[start of Information provided]
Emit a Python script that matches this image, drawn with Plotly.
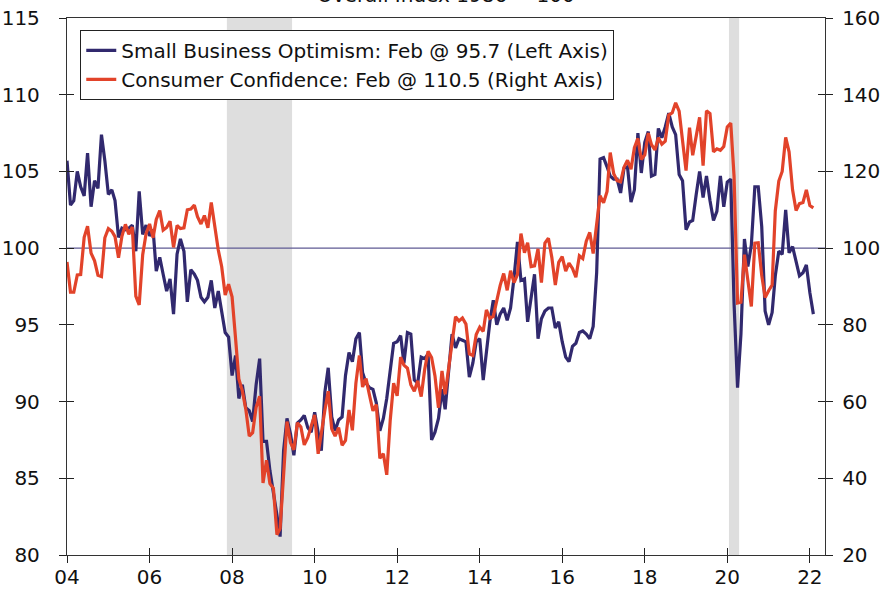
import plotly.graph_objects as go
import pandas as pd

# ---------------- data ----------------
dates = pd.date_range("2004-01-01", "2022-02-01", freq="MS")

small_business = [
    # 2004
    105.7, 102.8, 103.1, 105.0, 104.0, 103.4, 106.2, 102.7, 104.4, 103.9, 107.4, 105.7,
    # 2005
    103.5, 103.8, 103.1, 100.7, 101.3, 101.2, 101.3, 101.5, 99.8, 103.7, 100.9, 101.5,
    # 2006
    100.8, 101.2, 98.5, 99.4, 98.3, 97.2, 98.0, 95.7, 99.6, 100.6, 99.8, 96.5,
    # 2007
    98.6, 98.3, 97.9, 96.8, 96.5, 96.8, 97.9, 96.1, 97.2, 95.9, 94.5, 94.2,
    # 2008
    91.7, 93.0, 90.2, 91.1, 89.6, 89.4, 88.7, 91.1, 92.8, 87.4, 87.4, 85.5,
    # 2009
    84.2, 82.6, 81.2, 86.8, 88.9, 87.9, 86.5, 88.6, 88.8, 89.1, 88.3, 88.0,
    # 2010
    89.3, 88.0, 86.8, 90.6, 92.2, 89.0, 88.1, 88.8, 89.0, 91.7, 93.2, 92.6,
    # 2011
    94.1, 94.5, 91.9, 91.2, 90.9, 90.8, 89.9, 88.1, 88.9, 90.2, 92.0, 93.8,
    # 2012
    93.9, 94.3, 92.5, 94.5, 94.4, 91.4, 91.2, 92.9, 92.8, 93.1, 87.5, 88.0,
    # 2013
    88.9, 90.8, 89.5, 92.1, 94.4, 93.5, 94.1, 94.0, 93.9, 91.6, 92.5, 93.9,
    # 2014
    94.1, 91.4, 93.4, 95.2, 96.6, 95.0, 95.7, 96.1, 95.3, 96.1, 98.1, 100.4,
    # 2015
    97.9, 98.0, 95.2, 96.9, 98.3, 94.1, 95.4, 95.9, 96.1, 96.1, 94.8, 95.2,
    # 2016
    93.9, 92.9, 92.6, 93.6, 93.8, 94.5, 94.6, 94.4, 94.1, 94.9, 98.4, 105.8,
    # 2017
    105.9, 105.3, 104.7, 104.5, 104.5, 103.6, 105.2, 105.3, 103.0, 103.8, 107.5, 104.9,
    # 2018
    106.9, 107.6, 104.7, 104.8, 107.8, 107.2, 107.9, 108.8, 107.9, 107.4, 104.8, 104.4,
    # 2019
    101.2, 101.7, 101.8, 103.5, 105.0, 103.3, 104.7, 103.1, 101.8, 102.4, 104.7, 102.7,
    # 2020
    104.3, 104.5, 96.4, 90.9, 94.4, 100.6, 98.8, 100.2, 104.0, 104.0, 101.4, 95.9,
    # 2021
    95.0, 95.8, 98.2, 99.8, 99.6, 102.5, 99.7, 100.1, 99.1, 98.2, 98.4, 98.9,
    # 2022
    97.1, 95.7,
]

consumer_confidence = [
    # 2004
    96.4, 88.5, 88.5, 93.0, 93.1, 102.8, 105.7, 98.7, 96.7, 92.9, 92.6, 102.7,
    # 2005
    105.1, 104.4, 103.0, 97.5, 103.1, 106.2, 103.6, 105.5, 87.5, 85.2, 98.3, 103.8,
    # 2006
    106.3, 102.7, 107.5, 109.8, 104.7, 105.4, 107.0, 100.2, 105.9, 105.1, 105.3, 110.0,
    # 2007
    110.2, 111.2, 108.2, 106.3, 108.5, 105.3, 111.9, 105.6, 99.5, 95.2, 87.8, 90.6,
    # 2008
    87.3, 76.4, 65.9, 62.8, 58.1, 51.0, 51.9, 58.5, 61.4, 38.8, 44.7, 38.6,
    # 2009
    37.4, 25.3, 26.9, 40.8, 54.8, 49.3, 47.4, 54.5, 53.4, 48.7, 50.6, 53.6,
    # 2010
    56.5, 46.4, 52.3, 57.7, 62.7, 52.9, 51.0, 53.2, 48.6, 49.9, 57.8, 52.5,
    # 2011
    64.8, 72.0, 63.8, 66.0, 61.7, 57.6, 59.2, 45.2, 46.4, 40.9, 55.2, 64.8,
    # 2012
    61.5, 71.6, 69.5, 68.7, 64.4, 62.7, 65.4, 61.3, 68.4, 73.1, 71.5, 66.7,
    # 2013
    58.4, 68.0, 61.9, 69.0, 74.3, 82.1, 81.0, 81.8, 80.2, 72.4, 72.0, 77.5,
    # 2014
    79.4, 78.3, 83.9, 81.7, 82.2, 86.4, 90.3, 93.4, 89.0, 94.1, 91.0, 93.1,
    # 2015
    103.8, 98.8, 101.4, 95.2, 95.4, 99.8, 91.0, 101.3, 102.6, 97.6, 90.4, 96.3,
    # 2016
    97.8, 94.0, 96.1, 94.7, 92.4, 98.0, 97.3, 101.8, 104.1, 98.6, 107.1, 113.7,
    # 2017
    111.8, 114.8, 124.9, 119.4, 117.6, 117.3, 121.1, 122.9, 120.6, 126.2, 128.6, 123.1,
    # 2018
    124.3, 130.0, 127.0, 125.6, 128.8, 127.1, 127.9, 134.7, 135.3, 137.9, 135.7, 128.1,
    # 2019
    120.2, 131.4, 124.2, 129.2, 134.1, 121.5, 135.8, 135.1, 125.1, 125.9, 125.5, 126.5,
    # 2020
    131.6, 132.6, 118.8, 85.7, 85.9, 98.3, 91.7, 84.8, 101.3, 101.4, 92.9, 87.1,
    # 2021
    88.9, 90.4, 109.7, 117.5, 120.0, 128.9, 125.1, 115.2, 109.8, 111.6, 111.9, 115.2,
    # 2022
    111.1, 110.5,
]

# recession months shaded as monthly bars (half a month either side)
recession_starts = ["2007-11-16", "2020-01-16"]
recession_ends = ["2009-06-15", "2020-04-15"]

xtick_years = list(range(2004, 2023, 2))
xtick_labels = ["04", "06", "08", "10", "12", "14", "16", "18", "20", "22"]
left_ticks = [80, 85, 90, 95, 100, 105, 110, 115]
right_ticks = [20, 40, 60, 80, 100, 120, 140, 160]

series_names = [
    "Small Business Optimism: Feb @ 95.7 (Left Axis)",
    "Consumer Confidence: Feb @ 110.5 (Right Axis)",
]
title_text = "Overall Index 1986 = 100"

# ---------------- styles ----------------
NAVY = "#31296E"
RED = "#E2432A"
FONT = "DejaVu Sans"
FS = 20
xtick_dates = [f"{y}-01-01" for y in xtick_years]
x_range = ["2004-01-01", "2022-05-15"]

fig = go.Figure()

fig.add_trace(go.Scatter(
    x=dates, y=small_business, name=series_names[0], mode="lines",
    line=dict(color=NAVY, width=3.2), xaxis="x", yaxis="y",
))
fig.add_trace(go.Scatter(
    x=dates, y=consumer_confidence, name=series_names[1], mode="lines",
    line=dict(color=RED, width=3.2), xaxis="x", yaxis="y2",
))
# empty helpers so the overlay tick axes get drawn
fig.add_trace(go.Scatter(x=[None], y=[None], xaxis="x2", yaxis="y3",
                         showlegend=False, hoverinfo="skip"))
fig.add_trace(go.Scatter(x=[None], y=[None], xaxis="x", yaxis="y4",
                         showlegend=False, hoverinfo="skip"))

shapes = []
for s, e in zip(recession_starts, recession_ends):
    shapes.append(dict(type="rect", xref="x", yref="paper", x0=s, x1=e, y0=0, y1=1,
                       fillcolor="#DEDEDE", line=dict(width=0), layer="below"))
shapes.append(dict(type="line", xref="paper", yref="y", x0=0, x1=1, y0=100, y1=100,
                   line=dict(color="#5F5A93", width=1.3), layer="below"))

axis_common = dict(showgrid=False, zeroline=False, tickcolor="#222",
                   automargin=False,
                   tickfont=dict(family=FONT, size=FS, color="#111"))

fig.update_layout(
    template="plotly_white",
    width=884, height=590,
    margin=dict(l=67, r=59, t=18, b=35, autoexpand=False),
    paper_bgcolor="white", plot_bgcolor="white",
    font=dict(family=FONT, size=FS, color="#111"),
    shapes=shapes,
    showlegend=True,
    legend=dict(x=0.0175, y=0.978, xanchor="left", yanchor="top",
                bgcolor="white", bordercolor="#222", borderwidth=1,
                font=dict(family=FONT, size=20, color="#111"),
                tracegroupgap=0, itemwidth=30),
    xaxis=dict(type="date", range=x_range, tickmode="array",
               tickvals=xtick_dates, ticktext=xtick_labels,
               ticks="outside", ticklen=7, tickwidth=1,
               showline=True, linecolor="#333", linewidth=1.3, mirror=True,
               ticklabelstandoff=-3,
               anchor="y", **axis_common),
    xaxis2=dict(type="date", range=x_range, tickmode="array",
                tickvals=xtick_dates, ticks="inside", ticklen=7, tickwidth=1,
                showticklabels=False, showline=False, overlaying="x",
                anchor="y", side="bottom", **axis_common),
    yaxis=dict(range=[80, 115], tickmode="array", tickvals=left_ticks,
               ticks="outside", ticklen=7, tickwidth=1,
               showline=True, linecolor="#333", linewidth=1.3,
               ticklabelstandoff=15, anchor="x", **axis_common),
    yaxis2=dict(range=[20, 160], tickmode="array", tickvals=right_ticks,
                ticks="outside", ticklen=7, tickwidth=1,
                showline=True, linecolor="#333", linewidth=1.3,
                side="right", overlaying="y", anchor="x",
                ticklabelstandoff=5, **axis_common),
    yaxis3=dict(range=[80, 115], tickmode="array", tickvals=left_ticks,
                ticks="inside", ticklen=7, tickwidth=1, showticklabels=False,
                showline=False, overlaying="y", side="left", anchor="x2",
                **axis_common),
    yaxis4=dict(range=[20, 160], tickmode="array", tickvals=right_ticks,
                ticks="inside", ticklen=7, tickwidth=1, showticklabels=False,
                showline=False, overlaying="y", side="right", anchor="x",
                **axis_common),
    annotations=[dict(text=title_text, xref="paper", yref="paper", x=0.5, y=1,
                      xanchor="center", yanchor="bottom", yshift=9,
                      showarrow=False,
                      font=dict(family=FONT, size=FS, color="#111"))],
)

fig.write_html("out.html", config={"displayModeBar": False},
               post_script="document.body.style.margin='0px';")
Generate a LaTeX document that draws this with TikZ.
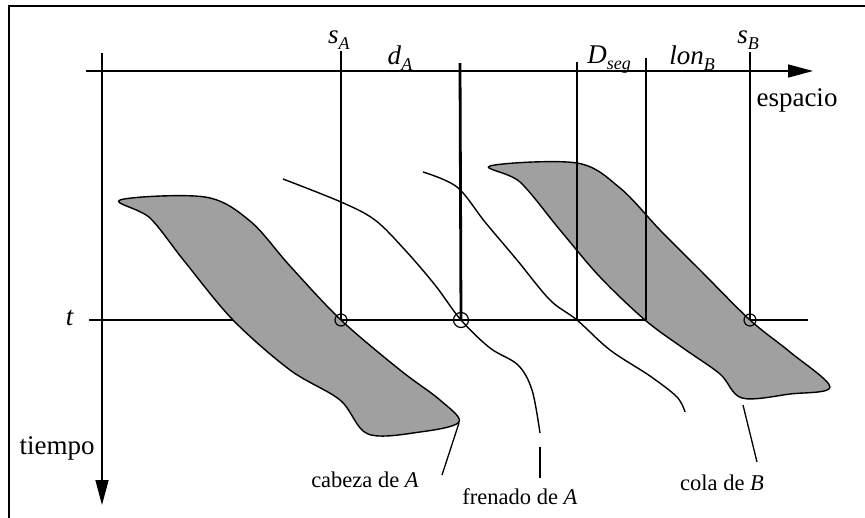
[end of Information provided]
**To be done:** In the entries above, how many lines hold the word "that"? State the number and nothing else.

**Task answer:** 2